On an unusually warm night in late January, I was able to see a group of legendary rock stars onstage together in front of an audience no larger than 2,500 people.
Velvet Revolver, a supergroup composed of ex-GNR bandmates and STP frontman Scott Weiland, have recently been performing a string of club shows to support their latest album, Libertad. On the 28th, the band made a tour stop at the Val Air Ballroom in West Des Moines, Iowa and rocked the place with new singles and old favorites alike.
Without an opening act, and starting almost an hour behind schedule, 4/5 of the band took stage and hurtled into a cover of The Stooges' 'I Wanna Be Your Dog'. Bassist Duff McKagen took ahold of vocal duties.
The band transitioned into a blues solo from Slash, whose trademark frizzy hair and top hat were in full showing.
From there, the band would dive headfirst into a 7-song set of mutual material, which included 'Sucker Train Blues' and 'Superhuman' off their 2004 album, Contraband.
It wasn't until launching into a set of old material that the band's stage presence really took off. On the STP classics, 'Vasoline' and 'Interstate Love Song,' Weiland's body writhed and gyrated into familiarity. Slash brought out a double-neck guitar on the GNR staple, 'Patience.' Weiland's vocals were as strong as ever as he wailed out, "Whoa oh oh, I need you!" The crowd sang back every word.
Guitarist Dave Kushner took a moment to give a shout-out, saying, "My whole family still lives here in Des Moines, they're all standing right over there." He pointed over to a large group near the side of the venue.
With plenty of steam left, the band rocked out new singles like 'She Builds Quick Machines' and 'Get Out the Door' with ease. Weiland introduced the band's hit ballad, 'Fall to Pieces' as, "...the first song we ever wrote together. It's one of those songs we immediately bonded over... I've lived it, every word."
Following a supercharged 'Set Me Free,' the band picked up and left the stage. Letting the crowd stomp and chant for several minutes, the band then returned for a notable encore.
Slash re-emerged with a double-necked, 6- and 12-string guitar. With a cigarette poking out in front of his sunglasses, he eased into a classic rendition of Pink Floyd's 'Wish You Were Here.' Kushner brought out an acoustic, and the rest of the band joined in.
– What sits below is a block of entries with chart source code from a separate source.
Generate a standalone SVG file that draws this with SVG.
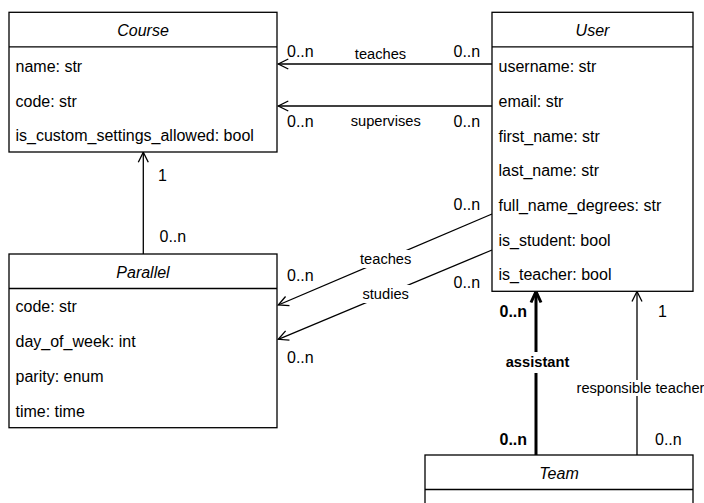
<svg xmlns="http://www.w3.org/2000/svg" width="704" height="503" viewBox="0 0 704 503">
  <defs>
    <style>
      text { font-family: "Liberation Sans", Arial, sans-serif; fill: #000; }
      .box { fill: #fff; stroke: #000; stroke-width: 1.3; }
      .sep { stroke: #000; stroke-width: 1.3; }
      .title { font-size: 16px; font-style: italic; text-anchor: middle; }
      .attr { font-size: 16px; }
      .mult { font-size: 16px; }
      .lbl { font-size: 14.67px; text-anchor: middle; }
      .bold { font-weight: bold; }
      .edge { fill: none; stroke: #000; stroke-width: 1.3; marker-end: url(#open); }
      .edge-bold { fill: none; stroke: #000; stroke-width: 3; marker-end: url(#openBold); }
      .bg { fill: #fff; stroke: none; }
    </style>
    <marker id="open" markerUnits="userSpaceOnUse" markerWidth="14" markerHeight="14" viewBox="0 0 14 14" refX="12" refY="7" orient="auto">
      <path d="M2,2 L12,7 L2,12" fill="none" stroke="#000" stroke-width="1.3"/>
    </marker>
    <marker id="openBold" markerUnits="userSpaceOnUse" markerWidth="16" markerHeight="16" viewBox="0 0 16 16" refX="13" refY="8" orient="auto">
      <path d="M2,3 L13,8 L2,13" fill="none" stroke="#000" stroke-width="3" stroke-linejoin="round"/>
    </marker>
  </defs>

  <!-- associations -->
  <g id="connectors">
    <!-- User teaches Course -->
    <line class="edge" x1="492" y1="64" x2="278.3" y2="64"/>
    <text class="mult" x="287" y="56.5">0..n</text>
    <text class="lbl" x="380.5" y="59">teaches</text>
    <text class="mult" x="453.5" y="56.5">0..n</text>

    <!-- User supervises Course -->
    <line class="edge" x1="492" y1="106" x2="278.3" y2="106"/>
    <text class="mult" x="287" y="126.5">0..n</text>
    <text class="lbl" x="385.7" y="126">supervises</text>
    <text class="mult" x="453.5" y="126.5">0..n</text>

    <!-- Parallel belongs to Course -->
    <line class="edge" x1="143.3" y1="254" x2="143.3" y2="152.3"/>
    <text class="mult" x="158" y="181">1</text>
    <text class="mult" x="159.5" y="241.5">0..n</text>

    <!-- User teaches Parallel -->
    <line class="edge" x1="492" y1="214" x2="278.3" y2="305"/>
    <rect class="bg" x="358" y="250" width="56" height="18"/>
    <text class="lbl" x="385.7" y="264">teaches</text>
    <text class="mult" x="287" y="280.5">0..n</text>
    <text class="mult" x="453.5" y="209.5">0..n</text>

    <!-- User studies Parallel -->
    <line class="edge" x1="492" y1="250" x2="278.3" y2="339.3"/>
    <rect class="bg" x="360" y="285" width="52" height="18"/>
    <text class="lbl" x="385.7" y="299">studies</text>
    <text class="mult" x="287" y="363">0..n</text>
    <text class="mult" x="453.5" y="288">0..n</text>

    <!-- Team assistant -->
    <line class="edge-bold" x1="536" y1="455" x2="536" y2="291.5"/>
    <rect class="bg" x="504" y="352" width="67" height="21"/>
    <text class="lbl bold" x="537.5" y="367">assistant</text>
    <text class="mult bold" x="499.5" y="317">0..n</text>
    <text class="mult bold" x="499.5" y="444.5">0..n</text>

    <!-- Team responsible teacher -->
    <line class="edge" x1="637" y1="455" x2="637" y2="291.5"/>
    <rect class="bg" x="574" y="380" width="130" height="16"/>
    <text class="lbl" x="576.5" y="393" style="text-anchor:start">responsible teacher</text>
    <text class="mult" x="658" y="317">1</text>
    <text class="mult" x="655" y="444.5">0..n</text>
  </g>

  <!-- Course -->
  <g id="course">
    <rect class="box" x="9" y="12.3" width="268" height="139.7"/>
    <line class="sep" x1="9" y1="46.8" x2="277" y2="46.8"/>
    <text class="title" x="143" y="36">Course</text>
    <text class="attr" x="15.5" y="72.3">name: str</text>
    <text class="attr" x="15.5" y="106.5">code: str</text>
    <text class="attr" x="15.5" y="141.3">is_custom_settings_allowed: bool</text>
  </g>

  <!-- User -->
  <g id="user">
    <rect class="box" x="492" y="12.3" width="201" height="279"/>
    <line class="sep" x1="492" y1="46.8" x2="693" y2="46.8"/>
    <text class="title" x="592.5" y="36">User</text>
    <text class="attr" x="498.5" y="72.3">username: str</text>
    <text class="attr" x="498.5" y="106.8">email: str</text>
    <text class="attr" x="498.5" y="141.5">first_name: str</text>
    <text class="attr" x="498.5" y="176.2">last_name: str</text>
    <text class="attr" x="498.5" y="210.9">full_name_degrees: str</text>
    <text class="attr" x="498.5" y="245.6">is_student: bool</text>
    <text class="attr" x="498.5" y="280.3">is_teacher: bool</text>
  </g>

  <!-- Parallel -->
  <g id="parallel">
    <rect class="box" x="9" y="254" width="268" height="173.7"/>
    <line class="sep" x1="9" y1="288.5" x2="277" y2="288.5"/>
    <text class="title" x="143" y="277.5">Parallel</text>
    <text class="attr" x="15.5" y="312.3">code: str</text>
    <text class="attr" x="15.5" y="347">day_of_week: int</text>
    <text class="attr" x="15.5" y="382">parity: enum</text>
    <text class="attr" x="15.5" y="416.8">time: time</text>
  </g>

  <!-- Team -->
  <g id="team">
    <rect class="box" x="425" y="455" width="268" height="70"/>
    <line class="sep" x1="425" y1="489.5" x2="693" y2="489.5"/>
    <text class="title" x="559" y="479">Team</text>
  </g>
</svg>
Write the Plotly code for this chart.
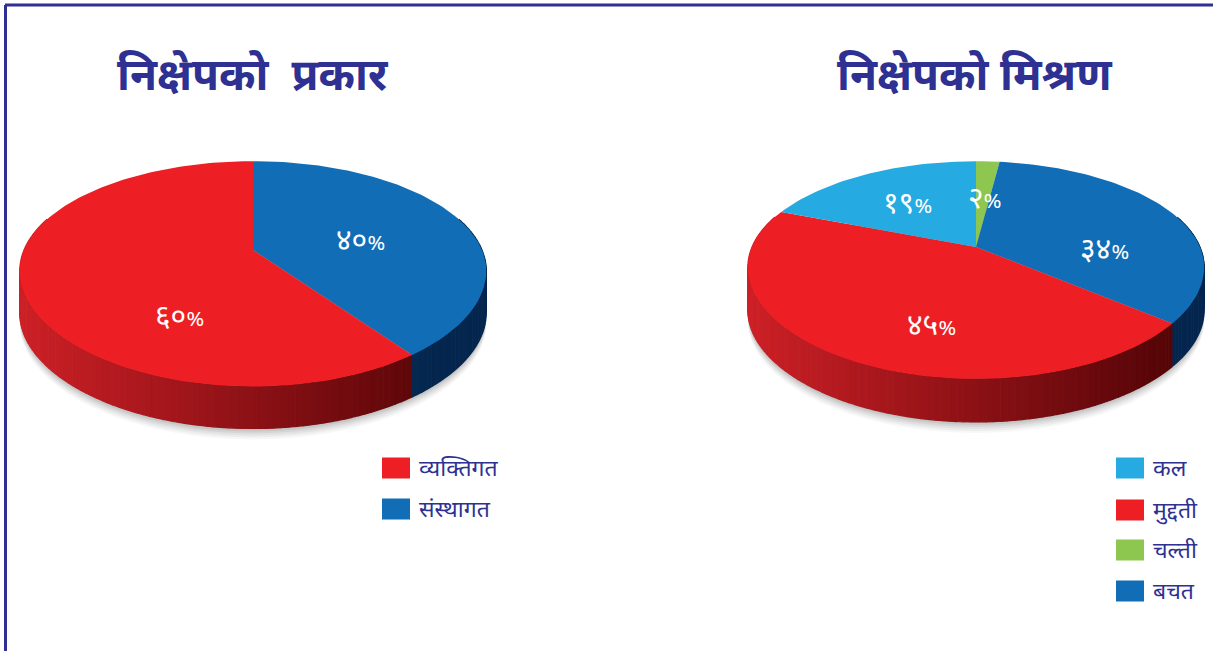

The crowd took over the vocals on every chorus. But the mood wouldn't stay this calm for long.
Next they tore into familiar GNR territory with a hard-hitting rendition of 'Mr. Brownstone.' Weiland commanded the stage with a megaphone in hand. He crawled on top of the speakers, struck fanciful poses, and rubbed up against the guitarists. Dancing feverishly behind the drum riser, he even contributed to Matt Sorum's drumming by bashing out a cymbal part.
From there the band jumped into the fierce grunge of 'Sex Type Thing.' The STP standard sprawled into a 10 minute epic as Weiland abandoned the stage in favor of a bar top. The singer crowdsurfed his way back to stagefront, where he stood suspended above the crowd for several minutes, speaking in a rambling soliquoy. Meanwhile, the band entertained themselves. Slash played the guitar behind his head.
Weiland peeled off his last sweat-soaked layer of clothing, a striped longsleeve shirt, like a snake shedding skin. Appropriately, the band ended the show with 'Slither.' McKagen and Kushner raced across stage, trading positons on top of the monitors. Kushner's fingers moved in a fury. Slash burned his way through a solo.
With a few waves of thanks, and plenty of drum sticks and guitar picks thrown to the audience, the show was over. Weiland rode piggyback off the stage. The lights came on and the audience dispersed.
Velvet Revolver had spent a fine two hours on stage that night. The wide smiles of faces throughout the crowd seemed to agree.